Answering the question of why we study the story of the Holocaust, Dawson said, “There have been many things in history we don’t want to repeat. We want to make sure this never happens again.”

“This is easier to grasp today because of recent events in this area,” he said, referring to the arrests of several Osceola County residents who are members of an anti-Semitic group and allegedly a part of a domestic terrorist organization.

“We had that race war 50 years ago,” Dawson said, “and guess what? They lost and at a terrible price of 60 million Jews. That hatred is always there and the best antidote is knowledge.”

Lowenstein

Lowenstein, now 81, gave a first-person account of his life before and after the Nazis took control of the government.

In the summer of 1940, his family lived in Germany and were told they, and others, were to be resettled in Latvia. It was there that 30,000 Jews were killed in three days and their bodies thrown into shallow pits.

Lowenstein and his family managed to avoid that slaughter. However, in 1943, the family was shipped to a concentration camp. His father was eventually sent to an extermination center while his mother and sister remained in the camp. Out of 80 young boys in the camp, he was one of five boys chosen to work in a garage cleaning cars.

“When it came to asking us how old we were, I always lied,” he recalled. “I always was 18, even though I wasn’t.”
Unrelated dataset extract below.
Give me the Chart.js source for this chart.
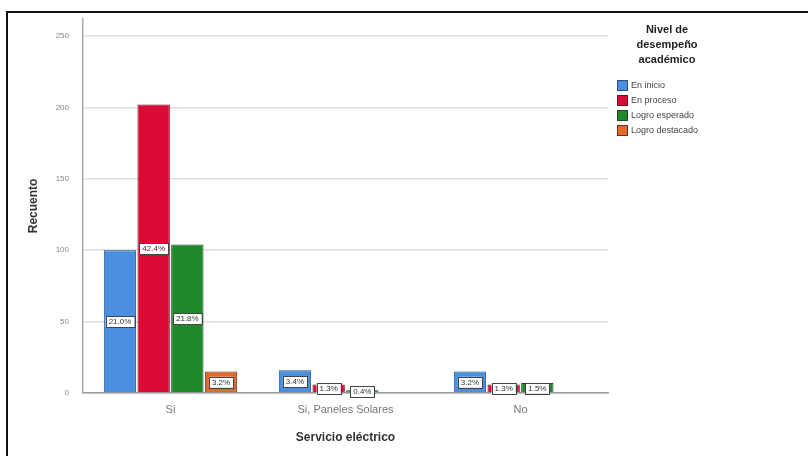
<!DOCTYPE html>
<html>
<head>
<meta charset="utf-8">
<script src="https://cdn.jsdelivr.net/npm/chart.js@4/dist/chart.umd.min.js"></script>
<style>
  html, body { margin: 0; padding: 0; background: #fff; }
  #wrap { position: relative; width: 808px; height: 456px; }
  #frame { position: absolute; left: 6px; top: 11px; right: 0; bottom: 0;
           border-top: 2px solid #111; border-left: 2px solid #111; pointer-events: none; }
</style>
</head>
<body>
<div id="wrap">
  <canvas id="chart" width="808" height="456"></canvas>
  <div id="frame"></div>
</div>
<script>
const categories = ["Si", "Si, Paneles Solares", "No"];
const levels = ["En inicio", "En proceso", "Logro esperado", "Logro destacado"];
const enInicio = [100, 16, 15];
const enProceso = [202, 6, 6];
const logroEsperado = [104, 2, 7];
const logroDestacado = [15, 0, 0];
const pctInicio = ["21.0%", "3.4%", "3.2%"];
const pctProceso = ["42.4%", "1.3%", "1.3%"];
const pctEsperado = ["21.8%", "0.4%", "1.5%"];
const pctDestacado = ["3.2%", "", ""];
const yTicks = [0, 50, 100, 150, 200, 250];

const fillColors = ["#4a8fe0", "#dc0a34", "#1f8a2c", "#e6672c"];
const edgeColors = ["#2d4f78", "#6b1020", "#1a4a1c", "#6a3018"];

const seriesValues = [enInicio, enProceso, logroEsperado, logroDestacado];
const seriesPct = [pctInicio, pctProceso, pctEsperado, pctDestacado];

/* ---------- BAR LABELS ---------- */
const barLabels = {
  id: "barLabels",
  afterDatasetsDraw(chart) {
    const ctx = chart.ctx;
    const y = chart.scales.y;
    ctx.save();
    ctx.font = "8px 'Liberation Sans', Arial, sans-serif";
    ctx.textAlign = "center";
    ctx.textBaseline = "middle";
    chart.data.datasets.forEach((ds, di) => {
      chart.getDatasetMeta(di).data.forEach((bar, i) => {
        const txt = seriesPct[di][i];
        if (!txt) return;
        const cy = y.getPixelForValue(ds.data[i] / 2);
        const w = ctx.measureText(txt).width + 6;
        const h = 11;
        ctx.fillStyle = "#fff";
        ctx.fillRect(bar.x - w / 2, cy - h / 2, w, h);
        ctx.strokeStyle = "#444";
        ctx.lineWidth = 1;
        ctx.strokeRect(Math.round(bar.x - w / 2) + 0.5, Math.round(cy - h / 2) + 0.5, Math.round(w), h);
        ctx.fillStyle = "#333";
        ctx.fillText(txt, bar.x, cy + 0.5);
      });
    });
    ctx.restore();
  }
};

/* ---------- LEGEND ---------- */
const sideLegend = {
  id: "sideLegend",
  afterDraw(chart) {
    const ctx = chart.ctx;
    ctx.save();
    ctx.fillStyle = "#222";
    ctx.font = "bold 11px 'Liberation Sans', Arial, sans-serif";
    ctx.textAlign = "center";
    ctx.textBaseline = "middle";
    ["Nivel de", "desempeño", "académico"].forEach((t, i) => ctx.fillText(t, 667, 30 + i * 15));
    ctx.font = "9px 'Liberation Sans', Arial, sans-serif";
    ctx.textAlign = "left";
    levels.forEach((name, i) => {
      const yy = 85 + i * 15;
      ctx.fillStyle = fillColors[i];
      ctx.fillRect(617, yy - 5, 11, 11);
      ctx.strokeStyle = edgeColors[i];
      ctx.strokeRect(617.5, yy - 4.5, 10, 10);
      ctx.fillStyle = "#444";
      ctx.fillText(name, 631, yy + 1);
    });
    ctx.restore();
  }
};

new Chart(document.getElementById("chart"), {
  type: "bar",
  data: {
    labels: categories,
    datasets: levels.map((name, i) => ({
      label: name,
      data: seriesValues[i],
      backgroundColor: fillColors[i],
      borderColor: edgeColors[i],
      borderWidth: 1,
      categoryPercentage: 0.77,
      barPercentage: 0.96
    }))
  },
  options: {
    responsive: false,
    animation: false,
    layout: { padding: { left: 20, right: 200, top: 14, bottom: 11 } },
    plugins: { legend: { display: false }, tooltip: { enabled: false } },
    scales: {
      x: {
        grid: { display: false, drawTicks: false },
        border: { color: "#999", width: 1.5 },
        ticks: { color: "#777", font: { size: 11, family: "'Liberation Sans', Arial, sans-serif" }, padding: 10 },
        title: { display: true, text: "Servicio eléctrico", color: "#333",
                 font: { size: 12, weight: "bold", family: "'Liberation Sans', Arial, sans-serif" }, padding: 0 },
        afterFit: s => { s.height = 456 - 11 - 393; }
      },
      y: {
        min: 0,
        max: 262,
        afterBuildTicks: s => { s.ticks = yTicks.map(v => ({ value: v })); },
        grid: { color: "#ddd", lineWidth: 1.5, drawTicks: false },
        border: { color: "#aaa", width: 1.5 },
        ticks: { color: "#888", font: { size: 8, family: "'Liberation Sans', Arial, sans-serif" }, padding: 14 },
        title: { display: true, text: "Recuento", color: "#333",
                 font: { size: 12, weight: "bold", family: "'Liberation Sans', Arial, sans-serif" }, padding: { top: 6, bottom: 0 } },
        afterFit: s => { s.width = 83 - 20; }
      }
    }
  },
  plugins: [barLabels, sideLegend]
});
</script>
</body>
</html>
Anyone under 18 was usually killed, he said.

As the Russian Army came closer to the camp in September of 1944, he and many others were put on a boat and taken to Poland where, in early 1945 they began a march to Germany.

When he was finally liberated later that year, he said he was 14-years-old and weighed 64 pounds.

After the war ended, Lowenstein made his way to Paris and in early 1949 was able to come to the United States by ship.

“I had $3 in my shoe,” he said. “Because all my pockets had holes in them. I had relatives here who helped me out.”

His first job was in a slaughterhouse during the day which allowed him to go to school at night so he could learn English.

He returned to Germany in 1953 as a U.S. soldier assigned to an intelligence unit. Lowenstein subsequently came to Florida and in 1973 purchased a Kissimmee store that he and his wife ran until 2001.

Asked by a student if his views about humanity had changed in the years following his experiences, Lowenstein replied, “Yes, for the better. The message I would leave today is to be kind to each other.”

Dustin Patton, a junior, said he learned much more about the Holocaust as a result of the program, especially small, intimate details of the lives of those who lived through the era.